Understanding Your Customer with Empathy and Data

Note: this is the post accompanying a talk I gave at WordCamp Asia in 2023. If you are interested in seeing the slides themselves, check out my slides from the event or just the empathy map worksheet.


If you’re trying to reach customers with a product you have or a service you have, you probably want to be able to make data informed decisions. Making decisions using data can help us be better at understanding a broad set of customer needs without having to interview every single individual customer. The basic idea being that every business that wants to effectively scale up the number of customers they have needs, needs to be able to scale up their ability to listen to their customers. If you want to keep tabs on customer satisfaction, on how effective your product is for customers, or anything else, and you are growing quickly, one of the best ways to do that is to figure out what data points to measure.

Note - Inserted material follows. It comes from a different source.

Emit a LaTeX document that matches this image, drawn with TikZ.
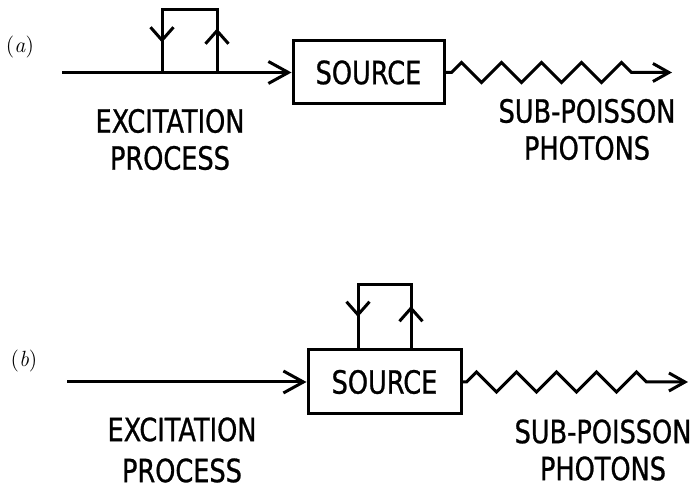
\documentclass[tikz,border=0pt]{standalone}
\usepackage{fontspec}
\usetikzlibrary{arrows.meta,decorations.pathmorphing,decorations.markings}
\newfontfamily\plotter[FakeStretch=0.8,FakeBold=0.8]{DejaVu Sans}
\tikzset{
  wire/.style={line width=1.5pt,draw=black},
  flow/.style={wire,-{Straight Barb[length=10pt,width=11pt]}},
  block/.style={draw=black,line width=1.5pt,inner sep=0pt,font=\plotter\fontsize{16pt}{18pt}\selectfont},
  caption/.style={align=center,inner sep=0pt,font=\plotter\fontsize{16pt}{18.5pt}\selectfont},
  panel/.style={inner sep=0pt,font=\fontsize{11pt}{13pt}\selectfont},
  photon/.style={wire,-{Straight Barb[length=8pt,width=9pt]},decorate,
    decoration={zigzag,segment length=20pt,amplitude=5pt,pre length=#1,post length=11pt}},
  loop/.style={wire,postaction={decorate},decoration={markings,
    mark=at position 22pt with {\arrow{Straight Barb[length=6.5pt,width=11.5pt]}},
    mark=at position 75pt with {\arrow{Straight Barb[length=6.5pt,width=11.5pt]}}}}
}
\begin{document}
\begin{tikzpicture}[x=0.5pt,y=0.5pt]
  \useasboundingbox (0,0) rectangle (692,487);
  % (a) feedback on the excitation
  \node[panel] (lblA) at (20,440) {(\textit{a})};
  \node[block,minimum width=75.5pt,minimum height=31.5pt] (srcA) at (368.5,414.5) {SOURCE};
  \coordinate (inA) at (62,414.5);
  \coordinate (tapA) at (162,414.5);
  \coordinate (retA) at (217,414.5);
  \coordinate (outA) at (672,414.5);
  \draw[flow] (inA) -- (srcA.west);
  \draw[loop] (retA) -- ++(0,62.5) -| (tapA);
  \draw[photon=3pt] (srcA.east) -- (outA);
  \node[caption] (excA) at (170,347.5) {EXCITATION\\PROCESS};
  \node[caption] (subA) at (587,357.5) {SUB-POISSON\\PHOTONS};
  % (b) feedback on the source
  \node[panel] (lblB) at (24,126) {(\textit{b})};
  \node[block,minimum width=76.5pt,minimum height=32pt] (srcB) at (384.5,105) {SOURCE};
  \coordinate (inB) at (67,105);
  \coordinate (tapB) at (358,137);
  \coordinate (retB) at (411,137);
  \coordinate (outB) at (688,105);
  \draw[flow] (inB) -- (srcB.west);
  \draw[loop] (retB) -- ++(0,65) -| (tapB);
  \draw[photon=2pt] (srcB.east) -- (outB);
  \node[caption] (excB) at (182,37) {EXCITATION\\[2pt]PROCESS};
  \node[caption] (subB) at (603,37) {SUB-POISSON\\PHOTONS};
\end{tikzpicture}
\end{document}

If your method of listening to customers doesn’t scale, then the more you scale, the harder it will be for you to hear your customers.

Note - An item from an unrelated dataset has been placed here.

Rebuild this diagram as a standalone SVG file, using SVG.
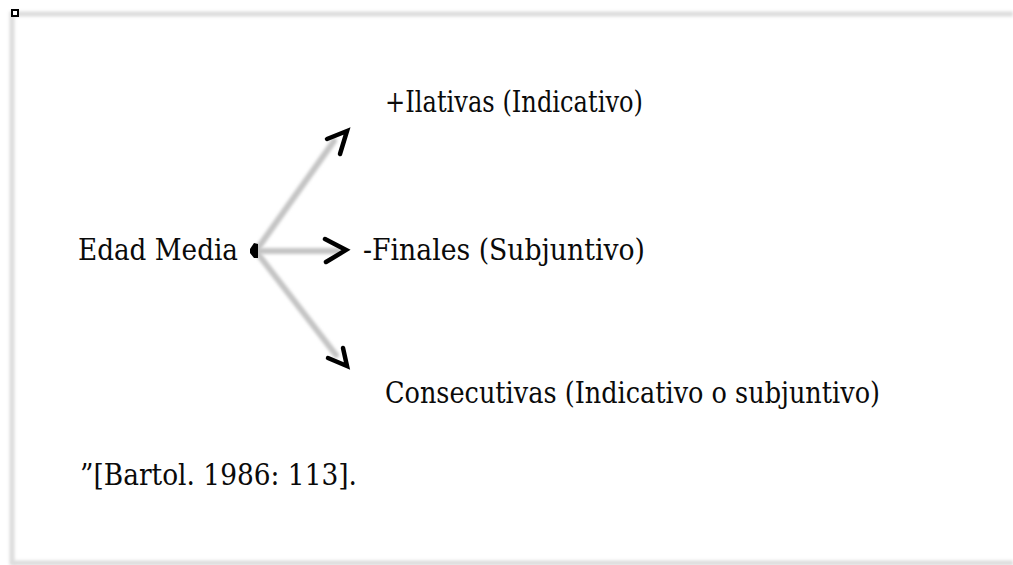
<svg xmlns="http://www.w3.org/2000/svg" width="1013" height="565" viewBox="0 0 1013 565">
  <style>
    .t { font-family: "DejaVu Serif", "Liberation Serif", serif; font-size: 29px; fill: #0a0a0a; }
    .edge { stroke: #c4c4c4; stroke-width: 6; stroke-linecap: round; fill: none; filter: url(#soft); }
    .head { stroke: #000; stroke-width: 4.5; stroke-linecap: round; stroke-linejoin: miter; fill: none; }
    .frame { stroke: #dcdcdc; stroke-width: 5; fill: none; filter: url(#soft); }
  </style>
  <defs>
    <!-- user-space region so straight horizontal/vertical strokes still blur -->
    <filter id="soft" filterUnits="userSpaceOnUse" x="0" y="0" width="1013" height="565">
      <feGaussianBlur stdDeviation="1.5"/>
    </filter>
  </defs>
  <rect width="1013" height="565" fill="#fff"/>

  <!-- page frame -->
  <g id="frame">
    <path class="frame" d="M12 565 V14 H1013"/>
    <path class="frame" d="M12 563 H1013" stroke-width="3"/>
    <rect x="12" y="10" width="6" height="6" fill="#fff" stroke="#000" stroke-width="2"/>
  </g>

  <!-- connectors -->
  <g id="connectors">
    <path class="edge" d="M258 248 L334 141"/>
    <path class="edge" d="M258 251 L338 251"/>
    <path class="edge" d="M258 254 L336 355"/>
    <polygon points="250,249 254,243 258,244 258,258 254,258 250,253" fill="#000"/>
    <path class="head" d="M327 139 L347 131 L340 154"/>
    <path class="head" d="M325 239 L346 250 L326 262"/>
    <path class="head" d="M343 348 L347 366 L328 358"/>
  </g>

  <g id="node-edad"><text class="t" x="78" y="260" textLength="160" lengthAdjust="spacingAndGlyphs">Edad Media</text></g>
  <g id="node-ilativas"><text class="t" x="385" y="112" textLength="258" lengthAdjust="spacingAndGlyphs">+Ilativas (Indicativo)</text></g>
  <g id="node-finales"><text class="t" x="363" y="260" textLength="282" lengthAdjust="spacingAndGlyphs">-Finales (Subjuntivo)</text></g>
  <g id="node-consecutivas"><text class="t" x="385" y="403" textLength="495" lengthAdjust="spacingAndGlyphs">Consecutivas (Indicativo o subjuntivo)</text></g>
  <g id="citation"><text class="t" x="80" y="485" textLength="277" lengthAdjust="spacingAndGlyphs">”[Bartol. 1986: 113].</text></g>
</svg>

Many people think of using data around customer satisfaction and customer behavior data as a simple thing. People think you can just look at how customer behave draw seemingly obvious conclusions based on the data, let that inform design, and you’re done – easy right? Well it might sound easy, and sometimes it is, but usually there’s a lot of hidden problem that are difficult to identify unless you understand the data in context of how it fits to real people. Here’s an example of what I mean:

1950s the US Air Force was trying to improve the way their aircrafts would handle and wanted to answer the question “have pilots on average changed size since the first world war”. Lots of problems with this approach. Even the question itself contains lots of bias: average pilot. As it turns out, there is sort of no such thing.

Anthropologist Gilbert Daniels was hired to determine dimensions of pilots and found that there actually is no such thing as an average pilot – literally. Out of 4,063 pilots he examined, not a single airman fit within the average range on all 10 dimensions, and less than 3.5% of pilots would be average sized on three key dimensions he chose. In other words, if you make a cockpit for an “average pilot” you will make a cockpit that fits literally zero pilots. It sounds like a paradox. But this is now a often cited case study in the problem of using averages.

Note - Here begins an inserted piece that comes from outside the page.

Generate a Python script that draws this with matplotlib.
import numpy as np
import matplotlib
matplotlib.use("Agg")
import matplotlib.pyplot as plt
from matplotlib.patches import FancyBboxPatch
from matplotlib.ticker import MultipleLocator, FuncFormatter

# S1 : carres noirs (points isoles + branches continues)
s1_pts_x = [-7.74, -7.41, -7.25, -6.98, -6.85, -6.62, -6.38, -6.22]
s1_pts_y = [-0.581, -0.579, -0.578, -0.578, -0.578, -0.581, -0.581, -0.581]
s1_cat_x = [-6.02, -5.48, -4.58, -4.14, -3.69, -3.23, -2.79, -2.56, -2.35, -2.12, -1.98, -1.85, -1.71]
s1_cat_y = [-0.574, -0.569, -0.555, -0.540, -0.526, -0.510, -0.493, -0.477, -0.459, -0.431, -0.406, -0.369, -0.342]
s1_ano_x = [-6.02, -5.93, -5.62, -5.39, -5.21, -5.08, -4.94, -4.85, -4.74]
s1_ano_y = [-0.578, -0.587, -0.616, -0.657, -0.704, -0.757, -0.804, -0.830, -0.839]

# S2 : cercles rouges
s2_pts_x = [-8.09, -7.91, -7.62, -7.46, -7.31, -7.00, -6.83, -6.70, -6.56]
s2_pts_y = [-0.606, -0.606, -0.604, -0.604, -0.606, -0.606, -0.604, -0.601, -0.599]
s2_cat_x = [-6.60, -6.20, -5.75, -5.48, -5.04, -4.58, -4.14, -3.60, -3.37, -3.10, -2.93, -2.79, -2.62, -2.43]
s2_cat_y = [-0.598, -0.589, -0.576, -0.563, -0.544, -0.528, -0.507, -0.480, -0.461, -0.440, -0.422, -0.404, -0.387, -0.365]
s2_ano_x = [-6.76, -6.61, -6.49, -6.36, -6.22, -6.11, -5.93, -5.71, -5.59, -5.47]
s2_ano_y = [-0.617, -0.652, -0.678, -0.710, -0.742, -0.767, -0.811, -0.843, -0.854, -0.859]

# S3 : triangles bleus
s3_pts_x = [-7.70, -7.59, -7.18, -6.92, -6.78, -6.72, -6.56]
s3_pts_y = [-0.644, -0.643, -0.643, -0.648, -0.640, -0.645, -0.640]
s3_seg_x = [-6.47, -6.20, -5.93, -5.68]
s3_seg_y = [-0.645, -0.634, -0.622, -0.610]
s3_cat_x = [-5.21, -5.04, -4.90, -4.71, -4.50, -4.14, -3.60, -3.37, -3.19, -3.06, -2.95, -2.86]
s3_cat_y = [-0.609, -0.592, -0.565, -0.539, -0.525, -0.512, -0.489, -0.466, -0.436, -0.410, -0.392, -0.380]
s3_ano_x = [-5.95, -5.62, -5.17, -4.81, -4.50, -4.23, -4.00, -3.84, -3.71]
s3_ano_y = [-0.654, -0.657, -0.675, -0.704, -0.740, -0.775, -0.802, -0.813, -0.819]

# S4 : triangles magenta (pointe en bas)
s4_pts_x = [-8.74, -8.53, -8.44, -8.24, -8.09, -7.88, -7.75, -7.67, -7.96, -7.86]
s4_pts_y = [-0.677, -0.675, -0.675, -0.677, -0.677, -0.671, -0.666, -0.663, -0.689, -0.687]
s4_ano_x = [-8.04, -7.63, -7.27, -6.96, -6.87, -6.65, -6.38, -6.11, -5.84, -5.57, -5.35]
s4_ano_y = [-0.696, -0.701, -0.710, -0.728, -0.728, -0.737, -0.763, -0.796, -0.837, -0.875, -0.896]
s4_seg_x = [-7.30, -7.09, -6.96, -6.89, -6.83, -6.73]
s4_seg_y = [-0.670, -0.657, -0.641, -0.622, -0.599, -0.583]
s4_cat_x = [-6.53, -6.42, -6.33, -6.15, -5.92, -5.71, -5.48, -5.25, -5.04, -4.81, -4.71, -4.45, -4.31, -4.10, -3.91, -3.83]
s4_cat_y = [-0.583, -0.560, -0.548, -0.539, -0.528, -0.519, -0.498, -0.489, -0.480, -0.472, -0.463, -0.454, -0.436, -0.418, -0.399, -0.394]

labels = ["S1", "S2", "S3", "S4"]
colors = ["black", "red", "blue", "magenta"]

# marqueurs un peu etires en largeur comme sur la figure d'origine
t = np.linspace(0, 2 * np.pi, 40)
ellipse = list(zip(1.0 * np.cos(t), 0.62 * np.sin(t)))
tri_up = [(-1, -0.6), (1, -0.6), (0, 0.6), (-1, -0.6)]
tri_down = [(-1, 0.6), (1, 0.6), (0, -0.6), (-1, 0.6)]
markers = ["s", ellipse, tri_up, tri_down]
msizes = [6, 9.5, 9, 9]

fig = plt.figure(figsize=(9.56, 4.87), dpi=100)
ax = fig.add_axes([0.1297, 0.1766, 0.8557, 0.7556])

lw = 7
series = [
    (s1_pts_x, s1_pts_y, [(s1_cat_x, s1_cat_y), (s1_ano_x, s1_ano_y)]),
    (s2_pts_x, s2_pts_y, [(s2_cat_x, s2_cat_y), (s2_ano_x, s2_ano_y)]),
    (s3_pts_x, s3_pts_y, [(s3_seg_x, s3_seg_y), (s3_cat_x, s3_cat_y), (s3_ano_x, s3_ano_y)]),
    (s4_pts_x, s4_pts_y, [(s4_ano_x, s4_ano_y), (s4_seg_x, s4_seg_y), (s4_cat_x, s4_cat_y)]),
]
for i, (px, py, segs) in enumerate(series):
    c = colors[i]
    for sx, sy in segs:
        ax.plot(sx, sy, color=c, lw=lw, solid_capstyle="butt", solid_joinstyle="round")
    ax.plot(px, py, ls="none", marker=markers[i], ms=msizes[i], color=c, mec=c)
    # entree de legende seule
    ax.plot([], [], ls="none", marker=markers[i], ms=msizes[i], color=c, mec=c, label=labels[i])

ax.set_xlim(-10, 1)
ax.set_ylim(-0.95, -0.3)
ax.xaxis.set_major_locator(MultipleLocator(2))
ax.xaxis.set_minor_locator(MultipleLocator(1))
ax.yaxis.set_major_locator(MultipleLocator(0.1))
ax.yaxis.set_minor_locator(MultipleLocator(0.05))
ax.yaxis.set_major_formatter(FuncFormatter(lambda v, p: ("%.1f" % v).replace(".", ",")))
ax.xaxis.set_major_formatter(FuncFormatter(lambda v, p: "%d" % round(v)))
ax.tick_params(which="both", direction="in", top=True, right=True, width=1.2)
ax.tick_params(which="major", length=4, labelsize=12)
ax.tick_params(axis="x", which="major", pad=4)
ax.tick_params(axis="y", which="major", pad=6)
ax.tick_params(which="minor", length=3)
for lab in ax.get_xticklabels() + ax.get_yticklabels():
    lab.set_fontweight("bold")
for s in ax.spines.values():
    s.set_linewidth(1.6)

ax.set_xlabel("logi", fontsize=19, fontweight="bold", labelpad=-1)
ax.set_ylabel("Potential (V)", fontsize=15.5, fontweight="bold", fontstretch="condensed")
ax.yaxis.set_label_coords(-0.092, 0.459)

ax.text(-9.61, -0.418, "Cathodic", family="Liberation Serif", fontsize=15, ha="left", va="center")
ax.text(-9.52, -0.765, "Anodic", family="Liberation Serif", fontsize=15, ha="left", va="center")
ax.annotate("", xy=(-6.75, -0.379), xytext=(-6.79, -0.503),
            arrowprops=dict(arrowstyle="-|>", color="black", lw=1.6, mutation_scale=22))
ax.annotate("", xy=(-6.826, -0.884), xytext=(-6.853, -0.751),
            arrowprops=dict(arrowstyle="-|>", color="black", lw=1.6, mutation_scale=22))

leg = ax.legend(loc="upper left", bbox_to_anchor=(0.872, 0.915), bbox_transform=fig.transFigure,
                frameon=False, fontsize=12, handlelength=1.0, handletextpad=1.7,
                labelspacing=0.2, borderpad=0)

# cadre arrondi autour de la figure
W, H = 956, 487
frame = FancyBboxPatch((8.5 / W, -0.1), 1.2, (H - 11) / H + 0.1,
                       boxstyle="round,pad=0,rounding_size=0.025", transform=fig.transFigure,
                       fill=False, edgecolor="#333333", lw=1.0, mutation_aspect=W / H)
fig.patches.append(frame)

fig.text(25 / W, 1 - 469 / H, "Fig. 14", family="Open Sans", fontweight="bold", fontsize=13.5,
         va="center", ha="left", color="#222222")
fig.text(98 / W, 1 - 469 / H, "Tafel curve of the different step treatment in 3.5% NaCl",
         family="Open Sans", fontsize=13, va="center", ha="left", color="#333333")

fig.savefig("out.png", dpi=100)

The solution they found was actually to completely change the approach. Instead of trying to make an average cockpit and find average sized humans in all relevant dimensions (which doesn’t exist), the Air Force instead determined they needed to find a way to make cockpits customizable for each pilot. They needed adjustable seats, adjustable helmets, etc. Cars still use a lot of those same designs for adjustable seats a half century later.

Getting back to the main topic here, that’s just an example of how using data can product better and unexpected results. No one went into that thinking they were going to disprove the entire methodology. They thought they would confirm or deny if the average pilot was getting bigger or not. But when faced with new information, the strategy was adjusted and a solution was found. This is actually a data success story.


Here’s another data success story from Ancestry.com

UX+PM=BFFs by Josh Penrod and Kendall Hulet at Front 2017

Here’s a lighter story about how spaghetti sauce customer satisfaction data did not fit the mold, and how prego was able to rapidly change their strategy by understanding how the data fit the customer.

Choice, happiness and spaghetti sauce | Malcolm Gladwell

It’s a fun story, and the point it illustrates is true. If you want to understand customers, just observing data isn’t enough. Just trying to make a bell graph and guessing something in the middle is right, isn’t actually right. You have to understand how it fits to customers, and sometimes it doesn’t, so the model has to change.